DATA SEGMENT
▼
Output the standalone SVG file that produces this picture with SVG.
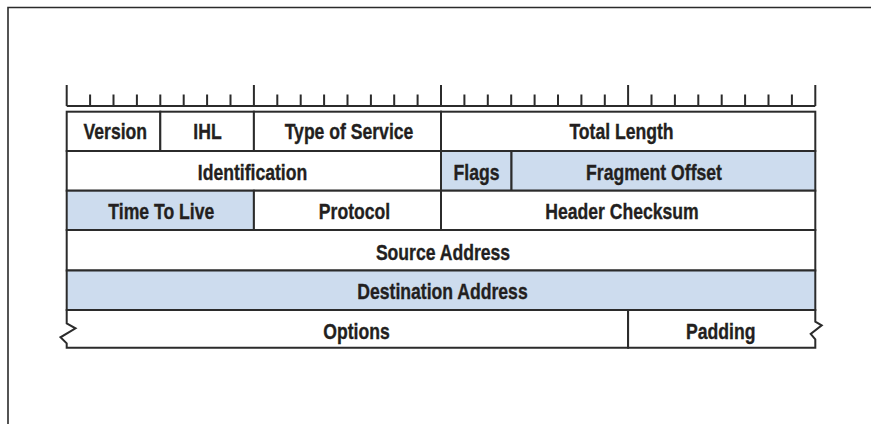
<svg xmlns="http://www.w3.org/2000/svg" width="871" height="424" viewBox="0 0 871 424">
  <style>
    .frame { fill: none; stroke: #2b2b2b; stroke-width: 1.6; }
    .rule { fill: none; stroke: #2b2b2b; stroke-width: 2; }
    .cell { fill: #ffffff; stroke: #2b2b2b; stroke-width: 2; }
    .blue { fill: #cddcee; }
    .lbl { font-family: "Liberation Sans", Arial, Helvetica, sans-serif; font-weight: bold; font-size: 22px; fill: #231f20; stroke: #231f20; stroke-width: 0.35; text-anchor: middle; }
  </style>

  <rect width="871" height="424" fill="#ffffff"/>
  <!-- outer frame (top and left edges) -->
  <path class="frame" d="M8,424 V7.5 H871"/>

  <!-- bit ruler: 32 bits, major ticks every 8 bits -->
  <g id="ruler">
    <path class="rule" d="M66.7,106 H815.3
      M66.7,106 V85 M253.9,106 V85 M441,106 V85 M628.1,106 V85 M815.3,106 V85
      M90.1,106 V94.5 M113.5,106 V94.5 M136.9,106 V94.5 M160.3,106 V94.5 M183.7,106 V94.5 M207.1,106 V94.5 M230.5,106 V94.5
      M277.3,106 V94.5 M300.7,106 V94.5 M324.1,106 V94.5 M347.5,106 V94.5 M370.9,106 V94.5 M394.2,106 V94.5 M417.6,106 V94.5
      M464.4,106 V94.5 M487.8,106 V94.5 M511.2,106 V94.5 M534.6,106 V94.5 M558,106 V94.5 M581.4,106 V94.5 M604.8,106 V94.5
      M651.5,106 V94.5 M674.9,106 V94.5 M698.3,106 V94.5 M721.7,106 V94.5 M745.1,106 V94.5 M768.5,106 V94.5 M791.9,106 V94.5"/>
  </g>

  <!-- row 1 -->
  <g id="version">
    <rect class="cell" x="66.7" y="111.7" width="93.6" height="39.3"/>
    <text class="lbl" transform="translate(115.3,139) scale(0.8,1)">Version</text>
  </g>
  <g id="ihl">
    <rect class="cell" x="160.3" y="111.7" width="93.6" height="39.3"/>
    <text class="lbl" transform="translate(207.5,139) scale(0.8,1)">IHL</text>
  </g>
  <g id="type-of-service">
    <rect class="cell" x="253.9" y="111.7" width="187.1" height="39.3"/>
    <text class="lbl" transform="translate(349,139) scale(0.8,1)">Type of Service</text>
  </g>
  <g id="total-length">
    <rect class="cell" x="441" y="111.7" width="374.3" height="39.3"/>
    <text class="lbl" transform="translate(621.5,139) scale(0.8,1)">Total Length</text>
  </g>

  <!-- row 2 -->
  <g id="identification">
    <rect class="cell" x="66.7" y="151" width="374.3" height="39.7"/>
    <text class="lbl" transform="translate(252.5,179.5) scale(0.8,1)">Identification</text>
  </g>
  <g id="flags">
    <rect class="cell blue" x="441" y="151" width="70.5" height="39.7"/>
    <text class="lbl" transform="translate(476.5,179.5) scale(0.8,1)">Flags</text>
  </g>
  <g id="fragment-offset">
    <rect class="cell blue" x="511.5" y="151" width="303.8" height="39.7"/>
    <text class="lbl" transform="translate(654,179.5) scale(0.8,1)">Fragment Offset</text>
  </g>

  <!-- row 3 -->
  <g id="time-to-live">
    <rect class="cell blue" x="66.7" y="190.7" width="187.2" height="39.3"/>
    <text class="lbl" transform="translate(161.3,218.5) scale(0.8,1)">Time To Live</text>
  </g>
  <g id="protocol">
    <rect class="cell" x="253.9" y="190.7" width="187.1" height="39.3"/>
    <text class="lbl" transform="translate(354.5,218.5) scale(0.8,1)">Protocol</text>
  </g>
  <g id="header-checksum">
    <rect class="cell" x="441" y="190.7" width="374.3" height="39.3"/>
    <text class="lbl" transform="translate(622,218.5) scale(0.8,1)">Header Checksum</text>
  </g>

  <!-- row 4 -->
  <g id="source-address">
    <rect class="cell" x="66.7" y="230" width="748.6" height="40.5"/>
    <text class="lbl" transform="translate(443,259.5) scale(0.8,1)">Source Address</text>
  </g>

  <!-- row 5 -->
  <g id="destination-address">
    <rect class="cell blue" x="66.7" y="270.5" width="748.6" height="39.5"/>
    <text class="lbl" transform="translate(442.5,298.5) scale(0.8,1)">Destination Address</text>
  </g>

  <!-- row 6: variable-length options, open (zigzag) sides -->
  <g id="options">
    <path class="cell" d="M66.7,310 V323.3 L75.5,328.3 L60.5,337.3 L66.7,343.3 V347.7 H628.1 V310 Z"/>
    <text class="lbl" transform="translate(356.5,339) scale(0.8,1)">Options</text>
  </g>
  <g id="padding">
    <path class="cell" d="M628.1,310 H815.3 V321.7 L821.7,325.3 L810.7,334 L815.3,339.3 V347.7 H628.1 Z"/>
    <text class="lbl" transform="translate(720.8,339) scale(0.8,1)">Padding</text>
  </g>

  <!-- no connectors in a header layout -->
  <g id="connectors"/>
</svg>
▲
TASK INSTRUCTIONS
Print the complete listing exactly, apart from any pictures.

EXERCISE OUTPUT
Output the standalone SVG file that produces this picture with SVG.
<svg xmlns="http://www.w3.org/2000/svg" width="871" height="424" viewBox="0 0 871 424">
  <style>
    .frame { fill: none; stroke: #2b2b2b; stroke-width: 1.6; }
    .rule { fill: none; stroke: #2b2b2b; stroke-width: 2; }
    .cell { fill: #ffffff; stroke: #2b2b2b; stroke-width: 2; }
    .blue { fill: #cddcee; }
    .lbl { font-family: "Liberation Sans", Arial, Helvetica, sans-serif; font-weight: bold; font-size: 22px; fill: #231f20; stroke: #231f20; stroke-width: 0.35; text-anchor: middle; }
  </style>

  <rect width="871" height="424" fill="#ffffff"/>
  <!-- outer frame (top and left edges) -->
  <path class="frame" d="M8,424 V7.5 H871"/>

  <!-- bit ruler: 32 bits, major ticks every 8 bits -->
  <g id="ruler">
    <path class="rule" d="M66.7,106 H815.3
      M66.7,106 V85 M253.9,106 V85 M441,106 V85 M628.1,106 V85 M815.3,106 V85
      M90.1,106 V94.5 M113.5,106 V94.5 M136.9,106 V94.5 M160.3,106 V94.5 M183.7,106 V94.5 M207.1,106 V94.5 M230.5,106 V94.5
      M277.3,106 V94.5 M300.7,106 V94.5 M324.1,106 V94.5 M347.5,106 V94.5 M370.9,106 V94.5 M394.2,106 V94.5 M417.6,106 V94.5
      M464.4,106 V94.5 M487.8,106 V94.5 M511.2,106 V94.5 M534.6,106 V94.5 M558,106 V94.5 M581.4,106 V94.5 M604.8,106 V94.5
      M651.5,106 V94.5 M674.9,106 V94.5 M698.3,106 V94.5 M721.7,106 V94.5 M745.1,106 V94.5 M768.5,106 V94.5 M791.9,106 V94.5"/>
  </g>

  <!-- row 1 -->
  <g id="version">
    <rect class="cell" x="66.7" y="111.7" width="93.6" height="39.3"/>
    <text class="lbl" transform="translate(115.3,139) scale(0.8,1)">Version</text>
  </g>
  <g id="ihl">
    <rect class="cell" x="160.3" y="111.7" width="93.6" height="39.3"/>
    <text class="lbl" transform="translate(207.5,139) scale(0.8,1)">IHL</text>
  </g>
  <g id="type-of-service">
    <rect class="cell" x="253.9" y="111.7" width="187.1" height="39.3"/>
    <text class="lbl" transform="translate(349,139) scale(0.8,1)">Type of Service</text>
  </g>
  <g id="total-length">
    <rect class="cell" x="441" y="111.7" width="374.3" height="39.3"/>
    <text class="lbl" transform="translate(621.5,139) scale(0.8,1)">Total Length</text>
  </g>

  <!-- row 2 -->
  <g id="identification">
    <rect class="cell" x="66.7" y="151" width="374.3" height="39.7"/>
    <text class="lbl" transform="translate(252.5,179.5) scale(0.8,1)">Identification</text>
  </g>
  <g id="flags">
    <rect class="cell blue" x="441" y="151" width="70.5" height="39.7"/>
    <text class="lbl" transform="translate(476.5,179.5) scale(0.8,1)">Flags</text>
  </g>
  <g id="fragment-offset">
    <rect class="cell blue" x="511.5" y="151" width="303.8" height="39.7"/>
    <text class="lbl" transform="translate(654,179.5) scale(0.8,1)">Fragment Offset</text>
  </g>

  <!-- row 3 -->
  <g id="time-to-live">
    <rect class="cell blue" x="66.7" y="190.7" width="187.2" height="39.3"/>
    <text class="lbl" transform="translate(161.3,218.5) scale(0.8,1)">Time To Live</text>
  </g>
  <g id="protocol">
    <rect class="cell" x="253.9" y="190.7" width="187.1" height="39.3"/>
    <text class="lbl" transform="translate(354.5,218.5) scale(0.8,1)">Protocol</text>
  </g>
  <g id="header-checksum">
    <rect class="cell" x="441" y="190.7" width="374.3" height="39.3"/>
    <text class="lbl" transform="translate(622,218.5) scale(0.8,1)">Header Checksum</text>
  </g>

  <!-- row 4 -->
  <g id="source-address">
    <rect class="cell" x="66.7" y="230" width="748.6" height="40.5"/>
    <text class="lbl" transform="translate(443,259.5) scale(0.8,1)">Source Address</text>
  </g>

  <!-- row 5 -->
  <g id="destination-address">
    <rect class="cell blue" x="66.7" y="270.5" width="748.6" height="39.5"/>
    <text class="lbl" transform="translate(442.5,298.5) scale(0.8,1)">Destination Address</text>
  </g>

  <!-- row 6: variable-length options, open (zigzag) sides -->
  <g id="options">
    <path class="cell" d="M66.7,310 V323.3 L75.5,328.3 L60.5,337.3 L66.7,343.3 V347.7 H628.1 V310 Z"/>
    <text class="lbl" transform="translate(356.5,339) scale(0.8,1)">Options</text>
  </g>
  <g id="padding">
    <path class="cell" d="M628.1,310 H815.3 V321.7 L821.7,325.3 L810.7,334 L815.3,339.3 V347.7 H628.1 Z"/>
    <text class="lbl" transform="translate(720.8,339) scale(0.8,1)">Padding</text>
  </g>

  <!-- no connectors in a header layout -->
  <g id="connectors"/>
</svg>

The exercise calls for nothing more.